_Short exercise_
Omit the pictures from the entries below and retype everything else exactly.

_Given data_
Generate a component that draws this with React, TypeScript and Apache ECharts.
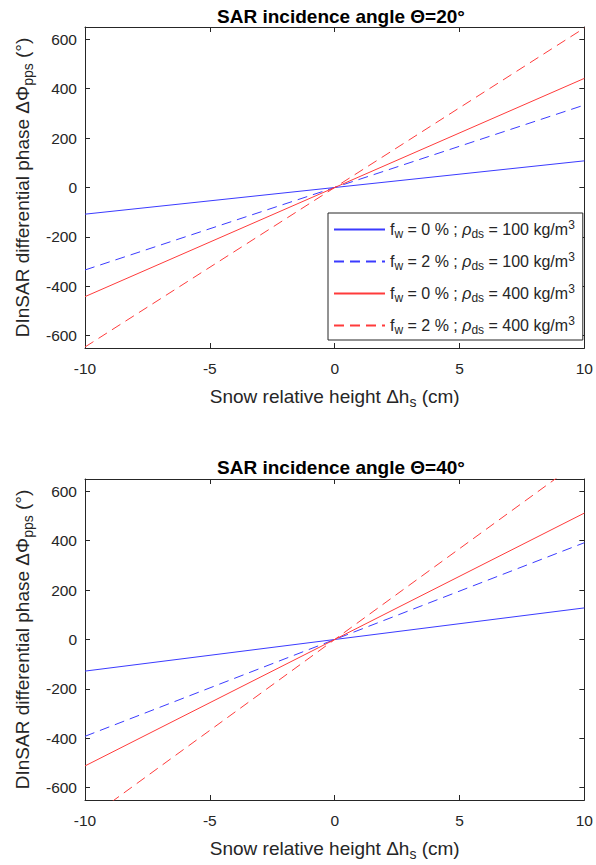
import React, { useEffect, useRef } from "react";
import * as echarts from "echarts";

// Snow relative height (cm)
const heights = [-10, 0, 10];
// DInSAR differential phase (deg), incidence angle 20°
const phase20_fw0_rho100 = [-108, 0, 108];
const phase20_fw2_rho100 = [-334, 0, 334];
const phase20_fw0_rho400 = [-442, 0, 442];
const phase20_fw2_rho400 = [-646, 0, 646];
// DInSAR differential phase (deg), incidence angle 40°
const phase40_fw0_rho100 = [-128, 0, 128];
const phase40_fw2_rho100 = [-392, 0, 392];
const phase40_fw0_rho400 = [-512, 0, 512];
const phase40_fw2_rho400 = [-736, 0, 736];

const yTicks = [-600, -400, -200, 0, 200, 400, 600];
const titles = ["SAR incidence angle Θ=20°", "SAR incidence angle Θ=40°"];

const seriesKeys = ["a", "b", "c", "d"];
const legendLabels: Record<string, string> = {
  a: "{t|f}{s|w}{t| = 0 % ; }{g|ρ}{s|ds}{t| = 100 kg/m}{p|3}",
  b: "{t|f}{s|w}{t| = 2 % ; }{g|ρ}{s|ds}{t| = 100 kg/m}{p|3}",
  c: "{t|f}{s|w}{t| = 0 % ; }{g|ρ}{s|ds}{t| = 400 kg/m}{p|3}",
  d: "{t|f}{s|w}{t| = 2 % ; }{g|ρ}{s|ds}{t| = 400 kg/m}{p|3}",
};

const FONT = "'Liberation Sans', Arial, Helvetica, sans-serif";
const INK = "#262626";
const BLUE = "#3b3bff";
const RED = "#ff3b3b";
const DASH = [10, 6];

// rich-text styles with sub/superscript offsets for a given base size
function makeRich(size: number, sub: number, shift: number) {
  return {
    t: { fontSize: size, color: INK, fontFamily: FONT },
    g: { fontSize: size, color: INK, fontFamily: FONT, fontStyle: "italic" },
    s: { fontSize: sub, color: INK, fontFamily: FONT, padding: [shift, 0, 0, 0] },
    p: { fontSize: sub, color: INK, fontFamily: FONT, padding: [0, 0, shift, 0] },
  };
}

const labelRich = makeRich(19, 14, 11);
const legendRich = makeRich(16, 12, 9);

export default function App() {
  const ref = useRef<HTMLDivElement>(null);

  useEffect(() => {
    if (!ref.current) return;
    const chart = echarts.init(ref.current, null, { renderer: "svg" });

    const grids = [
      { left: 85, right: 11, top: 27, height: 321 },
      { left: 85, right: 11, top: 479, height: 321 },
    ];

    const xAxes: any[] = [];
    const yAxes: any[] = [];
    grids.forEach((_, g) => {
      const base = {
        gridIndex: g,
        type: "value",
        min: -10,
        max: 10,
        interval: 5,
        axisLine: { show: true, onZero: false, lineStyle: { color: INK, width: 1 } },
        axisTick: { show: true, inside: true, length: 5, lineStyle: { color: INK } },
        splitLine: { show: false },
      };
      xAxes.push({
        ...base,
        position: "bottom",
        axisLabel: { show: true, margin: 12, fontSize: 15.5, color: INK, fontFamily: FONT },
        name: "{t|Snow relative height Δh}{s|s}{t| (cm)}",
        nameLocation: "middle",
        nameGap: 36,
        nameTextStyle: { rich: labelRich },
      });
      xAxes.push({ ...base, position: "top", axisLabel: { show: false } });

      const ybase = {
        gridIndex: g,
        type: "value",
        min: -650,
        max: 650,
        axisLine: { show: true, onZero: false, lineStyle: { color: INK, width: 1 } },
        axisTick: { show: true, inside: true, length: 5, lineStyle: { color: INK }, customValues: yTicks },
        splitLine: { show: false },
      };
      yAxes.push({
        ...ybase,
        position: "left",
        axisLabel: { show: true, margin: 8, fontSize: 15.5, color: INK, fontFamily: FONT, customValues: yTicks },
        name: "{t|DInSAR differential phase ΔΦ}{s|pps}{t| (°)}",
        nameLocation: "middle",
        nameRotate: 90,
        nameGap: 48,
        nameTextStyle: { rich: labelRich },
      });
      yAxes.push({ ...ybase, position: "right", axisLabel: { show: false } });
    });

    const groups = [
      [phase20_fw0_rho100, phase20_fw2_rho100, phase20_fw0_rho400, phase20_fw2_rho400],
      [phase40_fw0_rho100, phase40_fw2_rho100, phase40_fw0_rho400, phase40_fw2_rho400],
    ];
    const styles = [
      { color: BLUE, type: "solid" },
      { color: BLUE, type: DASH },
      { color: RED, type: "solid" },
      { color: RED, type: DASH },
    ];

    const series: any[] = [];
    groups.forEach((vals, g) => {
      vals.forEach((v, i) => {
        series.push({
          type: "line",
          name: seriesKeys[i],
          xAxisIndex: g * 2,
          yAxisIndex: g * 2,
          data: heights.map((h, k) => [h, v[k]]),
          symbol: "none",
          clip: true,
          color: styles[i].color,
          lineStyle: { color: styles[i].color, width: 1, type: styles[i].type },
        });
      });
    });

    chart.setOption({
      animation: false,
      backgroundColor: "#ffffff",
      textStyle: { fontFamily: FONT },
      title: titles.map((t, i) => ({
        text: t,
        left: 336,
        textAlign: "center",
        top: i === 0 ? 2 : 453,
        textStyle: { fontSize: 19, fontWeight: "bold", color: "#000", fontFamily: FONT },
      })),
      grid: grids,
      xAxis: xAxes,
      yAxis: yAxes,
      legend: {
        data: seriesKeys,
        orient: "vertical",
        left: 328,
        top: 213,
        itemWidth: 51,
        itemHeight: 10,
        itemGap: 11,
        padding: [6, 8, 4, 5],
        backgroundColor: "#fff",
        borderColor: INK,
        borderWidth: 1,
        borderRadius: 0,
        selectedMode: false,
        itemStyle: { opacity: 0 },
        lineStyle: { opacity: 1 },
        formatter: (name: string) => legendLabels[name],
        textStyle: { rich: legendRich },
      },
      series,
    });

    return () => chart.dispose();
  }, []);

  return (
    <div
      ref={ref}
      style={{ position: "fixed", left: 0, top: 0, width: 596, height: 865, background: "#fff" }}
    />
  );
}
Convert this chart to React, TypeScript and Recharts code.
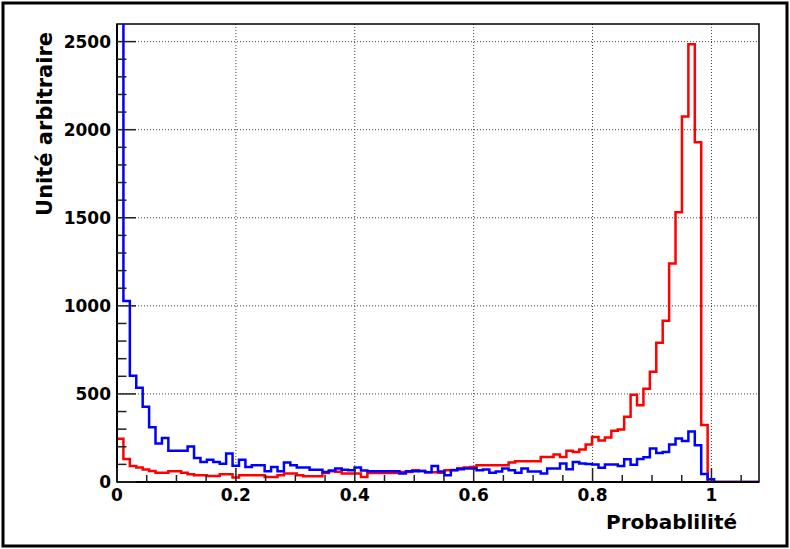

_Solved problem_
Generate a component that draws this with React, TypeScript and Apache ECharts.
import React, { useEffect, useRef } from "react";
import * as echarts from "echarts";

// Snow relative height (cm)
const heights = [-10, 0, 10];
// DInSAR differential phase (deg), incidence angle 20°
const phase20_fw0_rho100 = [-108, 0, 108];
const phase20_fw2_rho100 = [-334, 0, 334];
const phase20_fw0_rho400 = [-442, 0, 442];
const phase20_fw2_rho400 = [-646, 0, 646];
// DInSAR differential phase (deg), incidence angle 40°
const phase40_fw0_rho100 = [-128, 0, 128];
const phase40_fw2_rho100 = [-392, 0, 392];
const phase40_fw0_rho400 = [-512, 0, 512];
const phase40_fw2_rho400 = [-736, 0, 736];

const yTicks = [-600, -400, -200, 0, 200, 400, 600];
const titles = ["SAR incidence angle Θ=20°", "SAR incidence angle Θ=40°"];

const seriesKeys = ["a", "b", "c", "d"];
const legendLabels: Record<string, string> = {
  a: "{t|f}{s|w}{t| = 0 % ; }{g|ρ}{s|ds}{t| = 100 kg/m}{p|3}",
  b: "{t|f}{s|w}{t| = 2 % ; }{g|ρ}{s|ds}{t| = 100 kg/m}{p|3}",
  c: "{t|f}{s|w}{t| = 0 % ; }{g|ρ}{s|ds}{t| = 400 kg/m}{p|3}",
  d: "{t|f}{s|w}{t| = 2 % ; }{g|ρ}{s|ds}{t| = 400 kg/m}{p|3}",
};

const FONT = "'Liberation Sans', Arial, Helvetica, sans-serif";
const INK = "#262626";
const BLUE = "#3b3bff";
const RED = "#ff3b3b";
const DASH = [10, 6];

// rich-text styles with sub/superscript offsets for a given base size
function makeRich(size: number, sub: number, shift: number) {
  return {
    t: { fontSize: size, color: INK, fontFamily: FONT },
    g: { fontSize: size, color: INK, fontFamily: FONT, fontStyle: "italic" },
    s: { fontSize: sub, color: INK, fontFamily: FONT, padding: [shift, 0, 0, 0] },
    p: { fontSize: sub, color: INK, fontFamily: FONT, padding: [0, 0, shift, 0] },
  };
}

const labelRich = makeRich(19, 14, 11);
const legendRich = makeRich(16, 12, 9);

export default function App() {
  const ref = useRef<HTMLDivElement>(null);

  useEffect(() => {
    if (!ref.current) return;
    const chart = echarts.init(ref.current, null, { renderer: "svg" });

    const grids = [
      { left: 85, right: 11, top: 27, height: 321 },
      { left: 85, right: 11, top: 479, height: 321 },
    ];

    const xAxes: any[] = [];
    const yAxes: any[] = [];
    grids.forEach((_, g) => {
      const base = {
        gridIndex: g,
        type: "value",
        min: -10,
        max: 10,
        interval: 5,
        axisLine: { show: true, onZero: false, lineStyle: { color: INK, width: 1 } },
        axisTick: { show: true, inside: true, length: 5, lineStyle: { color: INK } },
        splitLine: { show: false },
      };
      xAxes.push({
        ...base,
        position: "bottom",
        axisLabel: { show: true, margin: 12, fontSize: 15.5, color: INK, fontFamily: FONT },
        name: "{t|Snow relative height Δh}{s|s}{t| (cm)}",
        nameLocation: "middle",
        nameGap: 36,
        nameTextStyle: { rich: labelRich },
      });
      xAxes.push({ ...base, position: "top", axisLabel: { show: false } });

      const ybase = {
        gridIndex: g,
        type: "value",
        min: -650,
        max: 650,
        axisLine: { show: true, onZero: false, lineStyle: { color: INK, width: 1 } },
        axisTick: { show: true, inside: true, length: 5, lineStyle: { color: INK }, customValues: yTicks },
        splitLine: { show: false },
      };
      yAxes.push({
        ...ybase,
        position: "left",
        axisLabel: { show: true, margin: 8, fontSize: 15.5, color: INK, fontFamily: FONT, customValues: yTicks },
        name: "{t|DInSAR differential phase ΔΦ}{s|pps}{t| (°)}",
        nameLocation: "middle",
        nameRotate: 90,
        nameGap: 48,
        nameTextStyle: { rich: labelRich },
      });
      yAxes.push({ ...ybase, position: "right", axisLabel: { show: false } });
    });

    const groups = [
      [phase20_fw0_rho100, phase20_fw2_rho100, phase20_fw0_rho400, phase20_fw2_rho400],
      [phase40_fw0_rho100, phase40_fw2_rho100, phase40_fw0_rho400, phase40_fw2_rho400],
    ];
    const styles = [
      { color: BLUE, type: "solid" },
      { color: BLUE, type: DASH },
      { color: RED, type: "solid" },
      { color: RED, type: DASH },
    ];

    const series: any[] = [];
    groups.forEach((vals, g) => {
      vals.forEach((v, i) => {
        series.push({
          type: "line",
          name: seriesKeys[i],
          xAxisIndex: g * 2,
          yAxisIndex: g * 2,
          data: heights.map((h, k) => [h, v[k]]),
          symbol: "none",
          clip: true,
          color: styles[i].color,
          lineStyle: { color: styles[i].color, width: 1, type: styles[i].type },
        });
      });
    });

    chart.setOption({
      animation: false,
      backgroundColor: "#ffffff",
      textStyle: { fontFamily: FONT },
      title: titles.map((t, i) => ({
        text: t,
        left: 336,
        textAlign: "center",
        top: i === 0 ? 2 : 453,
        textStyle: { fontSize: 19, fontWeight: "bold", color: "#000", fontFamily: FONT },
      })),
      grid: grids,
      xAxis: xAxes,
      yAxis: yAxes,
      legend: {
        data: seriesKeys,
        orient: "vertical",
        left: 328,
        top: 213,
        itemWidth: 51,
        itemHeight: 10,
        itemGap: 11,
        padding: [6, 8, 4, 5],
        backgroundColor: "#fff",
        borderColor: INK,
        borderWidth: 1,
        borderRadius: 0,
        selectedMode: false,
        itemStyle: { opacity: 0 },
        lineStyle: { opacity: 1 },
        formatter: (name: string) => legendLabels[name],
        textStyle: { rich: legendRich },
      },
      series,
    });

    return () => chart.dispose();
  }, []);

  return (
    <div
      ref={ref}
      style={{ position: "fixed", left: 0, top: 0, width: 596, height: 865, background: "#fff" }}
    />
  );
}
Convert this chart to React, TypeScript and Recharts code.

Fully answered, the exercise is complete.